Anche l’azienda californiana Lulu’s vola verso l’Ipo. Il retailer specializzato nella vendita online di abbigliamento femminile ha chiuso l’ultimo trimestre con ricavi compresi tra i 105 e i 106 milioni di dollari (circa 90,6 – 91,4 milioni di euro) e profitti per 50 milioni (circa 43 in euro). La sua natura digitale è stata premiata dal cambiamento delle abitudini di consumo consolidato durante la pandemia, in seguito alla quale Lulu’s ha maturato la scelta della quotazione in Borsa. La società prevede di scambiare le sue azioni sul mercato globale Nasdaq con il simbolo Lvlu.
La società ha depositato qualche giorno fa la documentazione presso la Securities and Exchange Commission degli Stati Uniti quotando la dimensione dell’offerta a cento milioni di euro (86,2 milioni di euro), stima che potrebbe variare quando verranno stabiliti i termini della vendita delle azioni. Sostenuto da H.I.G. Capital, Lulu’s potrebbe arrivare alla valutazione di un miliardo di dollari, come riportato a luglio da Bloomberg.
Nata come boutique vintage nel 1995 a Chico, in California, da madre e figlia Debra Cannon e Colleen Winter, Lulu’s si è poi convertita nel 2008 a un’attività interamente digitale che adotta un modello produttivo assimilabile ai più noti nomi del fast fashion.
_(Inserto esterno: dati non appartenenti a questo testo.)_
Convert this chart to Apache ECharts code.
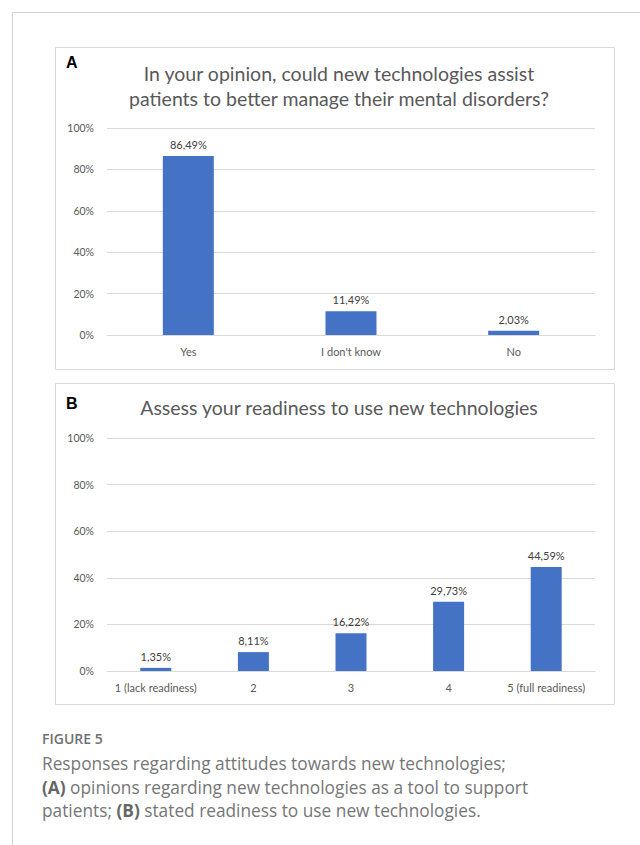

Priva di una rete retail, la label conta 2,5 milioni di clienti attività e una community di 7,5 milioni di follower sui suoi profili social.
“Il nostro modello di creazione e cura dei prodotti – ha spiegato la società – sfrutta la strategia del ‘test, apprendimento e riordino’ per portare sul mercato centinaia di nuovi prodotti ogni settimana; li testiamo in piccoli lotti, impariamo a conoscere la domanda dei clienti e quindi riordiniamo rapidamente i prodotti vincenti in volumi più elevati per ottimizzare la redditività”.
A guidare Lulu’s nell’offerta pubblica iniziale ci saranno Goldman Sachs, Bank of America e Jefferies.